Tarihin toplumsal önemi nedeniyle; devletler ve iktidarlar, geleceğin kendi çıkar ve beklentilerine göre oluşabilmesi için tarihin buna uygun yazılması için gayret sarf etmişlerdir. Böylece meşruiyeti tartışılabilir bir ‘resmi tarih’ anlayışı oluşmuştur. Eğer toplumun üniversiteleri, bilim ve araştırma kuruluşları ile aydınları, tarihsel olayların aydınlatılması ve gerçeğe uygun biçimde bilinmesine yönelik çalışmalar yapmıyorlarsa –bu konuda atalet gösteriyorlarsa veya yapmaları engelleniyorsa– ‘resmi tarih’, bilinen tek toplumsal tarih olarak ‘koşullandırma görevini’ yerine getirmeye devam eder.

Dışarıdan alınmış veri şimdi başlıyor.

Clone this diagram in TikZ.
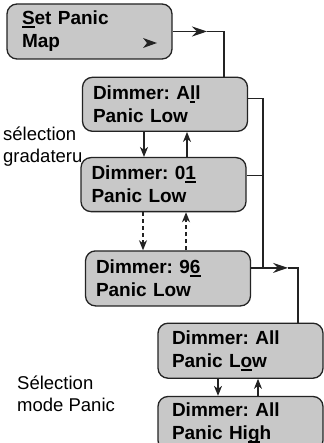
\documentclass[tikz,border=0pt]{standalone}
\usepackage{fontspec}
\setmainfont{Liberation Sans}
\usetikzlibrary{arrows.meta,positioning}
\definecolor{boxgray}{RGB}{200,200,200}
\definecolor{ink}{RGB}{35,35,35}
\newcommand{\keyul}[1]{\setbox0\hbox{#1}\rlap{\rule[-3pt]{\wd0}{1.8pt}}\box0}
\frenchspacing

\begin{document}
\begin{tikzpicture}[
  x=1pt, y=-1pt,
  node distance=17pt,
  box/.style={draw=ink, fill=boxgray, line width=1.3pt, rounded corners=10pt, align=left,
    minimum width=165pt, minimum height=54pt, text width=144pt, inner xsep=0pt,
    font=\bfseries\fontsize{19}{23}\selectfont},
  note/.style={align=left, inner sep=0pt, font=\fontsize{18.5}{22}\selectfont},
  wire/.style={draw=ink, line width=1.2pt},
  arrow/.style={wire, -{Stealth[length=10pt, width=8pt, inset=3pt]}},
  bigarrow/.style={wire, -{Stealth[length=15pt, width=10pt, inset=5pt]}},
  dasharrow/.style={arrow, dash pattern=on 4pt off 3pt}
]
\useasboundingbox (0,0) rectangle (323,443);

\node[box, text width=135pt, minimum height=55pt] (set) at (89.5,31.5) {\keyul{S}et Panic\\Map};
\node[box, below=17pt of set, xshift=75.5pt] (all) {Dimmer: A\keyul{l}l\\Panic Low};
\node[box, below=25pt of all, xshift=-1.5pt] (d01) {Dimmer: 0\keyul{1}\\Panic Low};
\node[box, below=38pt of d01, xshift=4.5pt, minimum height=55pt] (d96) {Dimmer: 9\keyul{6}\\Panic Low};
\node[box, text width=137pt, below=16pt of d96, xshift=72.5pt, minimum height=55pt] (low) {Dimmer: All\\Panic L\keyul{o}w};
\node[box, text width=137pt, below=17pt of low] (high) {Dimmer: All\\Panic Hi\keyul{g}h};

\node[note, anchor=north west] (sel) at (3,127) {sélection\\gradateru};
\node[note, anchor=north west] (mode) at (17,376) {Sélection\\mode Panic};

% pointer inside the first box
\fill[ink] (143,38) -- (157,43) -- (143,48) -- (147,43) -- cycle;

% up / down between the boxes
\draw[arrow] ([xshift=-21pt]all.south) -- ([xshift=-21pt]all.south |- d01.north);
\draw[arrow] ([xshift=22pt]all.south |- d01.north) -- ([xshift=22pt]all.south);
\draw[dasharrow] ([xshift=-20.5pt]d01.south) -- ([xshift=-20.5pt]d01.south |- d96.north);
\draw[dasharrow] ([xshift=22.5pt]d01.south |- d96.north) -- ([xshift=22.5pt]d01.south);
\draw[arrow] ([xshift=-22.5pt]low.south) -- ([xshift=-22.5pt]low.south |- high.north);
\draw[arrow] ([xshift=17.5pt]low.south |- high.north) -- ([xshift=17.5pt]low.south);

% enter / exit lines on the right
\coordinate (tipA) at (207,0);
\coordinate (turnA) at (224,0);
\coordinate (bus) at (263,0);
\coordinate (tipB) at (288,0);
\coordinate (turnB) at (298,0);
\draw[bigarrow] (set.east) -- (set.east -| tipA);
\draw[wire] (set.east -| tipA) -- (set.east -| turnA) -- (turnA |- all.north);
\draw[wire] ([yshift=6pt]all.east) -- ([yshift=6pt]all.east -| bus) -- ([yshift=10.5pt]d96.east -| bus);
\draw[wire] ([yshift=9pt]d01.east) -- ([yshift=9pt]d01.east -| bus);
\draw[bigarrow] ([yshift=10.5pt]d96.east) -- ([yshift=10.5pt]d96.east -| tipB);
\draw[wire] ([yshift=10.5pt]d96.east -| tipB) -- ([yshift=10.5pt]d96.east -| turnB) -- (turnB |- low.north);
\end{tikzpicture}
\end{document}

‘Resmi tarih’, çoğu zaman bir at gözlüğüdür. Bu kısıtlı bakıştan, elbette ki kurtulmak mümkündür. Ama pek çok siyasal iktidar, kendi anlayışlarına uygun olmadığı için tarihsel belgeleri ve kaynakları tahrif etme yönünde faaliyetlerde bulunur. Toplumun içindeki gerginliklerin ve çatışmaların yardımıyla, bazı toplumsal kesimler de bu tahrifat ve yoketme sürecine ortak olurlar. Belgelerin yok edilmesi süreci, çoğu zaman geçmişi temsil eden yapıların ve anıtların yok edilmesi çabaları ile atbaşı gider.

Tarih dersi, bir hayli sayıda kişi için ilk ve orta öğretimde, hatta yükseköğretimde en az sevilen dersler arasında yer alır. Tarih bilgilerinin aktarılması, gerekli sosyal ve evrensel bakış açısını edinememiş öğreticiler tarafından yapıldığında, tarih dersine karşı olan sevgisizlik, bir nefrete dönüşmeye başlar. Tarih dersi, resmi yöneticilerce seçilmiş konuların peşpeşe ezberlenmesi anlayışından kurtarılmadıkça, ezberin yerine araştırmacılık ve bilimsel sorguculuk yaklaşımı konmadığı sürece, yanlışlardan kurtulunması da mümkün değildir.

Dinlemekten ve okumaktan özel bir tat aldığım Prof. Dr. İlber Ortaylı, “Tarih Bilmemekten Dolayı Reddetme Vardır” başlıklı bir yazısında şöyle diyor: “Bizim memlekette tarih tetkikatı zayıftır. Büyük sentezler yapılmamıştır. Bu tarihi aktaracak ana ve ara araçlar yoktur. Bu dediğim araçlar, Avrupa tarihinde tarihi tiyatrodur, tarihi romandır. Mesela bir takım şairler tarihçidir, Schiller gibi, Goethe gibi, Puşkin gibi, Corneille gibi. Dolayısıyla tarih kitlelere böyle bir takım âlimlerin sentezlerinden, monografilerinden ve aynı zamanda bu tip yazarların kaleminden geçer.”

Her ulus, her ülke ve her kent, kendi geleceğini kurarken geçmişini doğru bilmeli ve anlamalıdır. Doğru anlamak için ise tarihi ‘sağcı, solcu, laik, siyasal dinci vb. ezberler’ şeklinde ayrı ve kopuk parçalara ayırıp öğrenmeye çalışmak yerine, geçmişimizi kendi öz, zaman ve mekân bütünlüğü içinde kavramak zorundayız. Araştırarak, sorarak, emek vererek... Dünya görüşleri tarihin içinde doğarlar; dünya görüşleri, tarihi yapmaz; tarih, dünya görüşlerine göre yazılmaz.